Smiley Faces: Another Serial Killer Signature?
Murderers are known for leaving their own personal touches at crime scenes.
April 29, 2008 — -- Binding, torturing and killing victims is how serial killer Dennis Rader methodically murdered 10 people near Wichita, Kan., during a 20-year killing spree that garnered him the nickname "BTK strangler."
Like Rader, who began his work in the 1970s, several infamous serial killers have taken ritualistic approaches, either by leaving signature characteristics or repeating their steps in the killings.
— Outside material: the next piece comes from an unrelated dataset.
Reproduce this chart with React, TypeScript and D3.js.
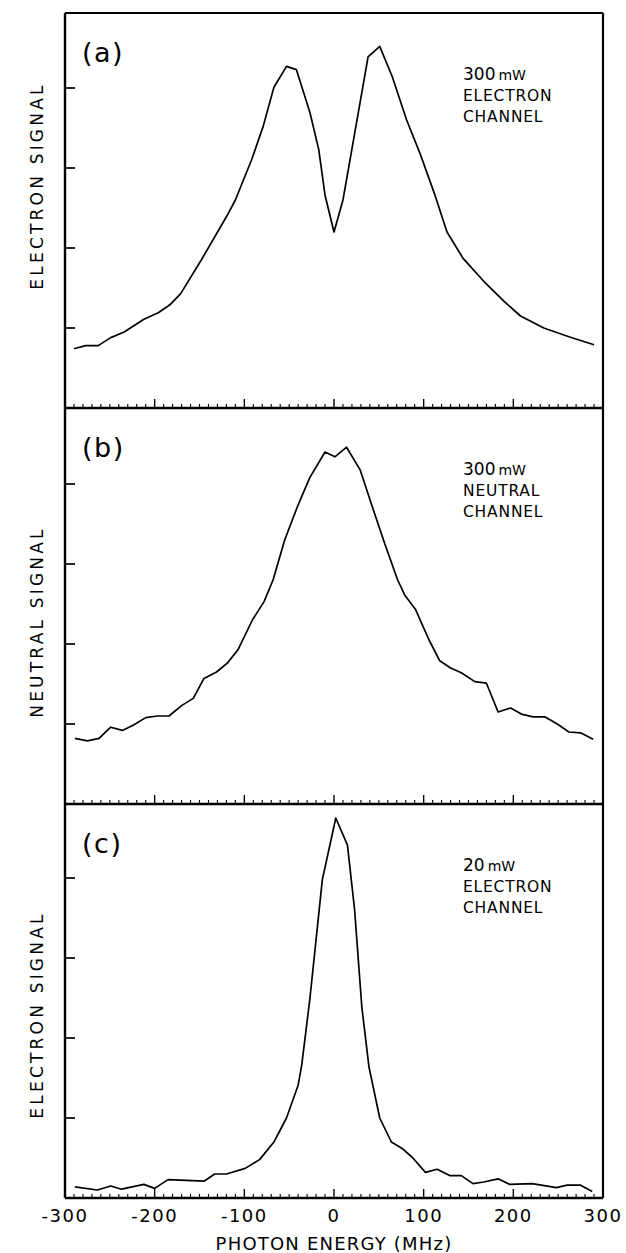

Albert Desalvo, the 1960s "Boston Strangler," was convicted of strangling 13 women and then tying nylon stockings in a bow around their necks. Jeffrey Dahmer, who killed 17 men between 1978 and 1991, routinely took body parts from his victims and stored them in his refrigerator. The Zodiac Killer, who got his name from the symbols he drew on notes to the media, is still unidentified, despite having killed at least five people between 1968 and 1969 in California.
So, when two New York City detectives found smiley faces painted at the crime scenes of more than 40 young men — typically high achieving college students initially presumed to have drowned in 25 cities in 11 different states — they began to wonder if they had uncovered yet another overtly proud serial killer.
"We believe they were specifically leaving a clue for us or anyone who was paying attention to these drownings, that the cases were ultimately linked," Detective Kevin Gannon told ABC's "Good Morning America."
The detectives found the smiley faces in Ohio, Pennsylvania, Indiana, Wisconsin and Iowa.
While there has yet to be a sexually-driven motive identified in the smiley face case, criminologists told ABCNEWS.com that it's an example of the kind of signature typically left by psychopathic killers who derive sexual arousal from their killings and are so proud of their murders that they'll do anything they can to get credit for them.
"Signatures are ritualistic crime scene behaviors that are done for psychosexual gratification," said Louis Schlessinger, a professor of forensic psychology at John Jay College of Criminal Justice in New York. "It goes beyond what is necessary to kill that person because killing alone is not enough."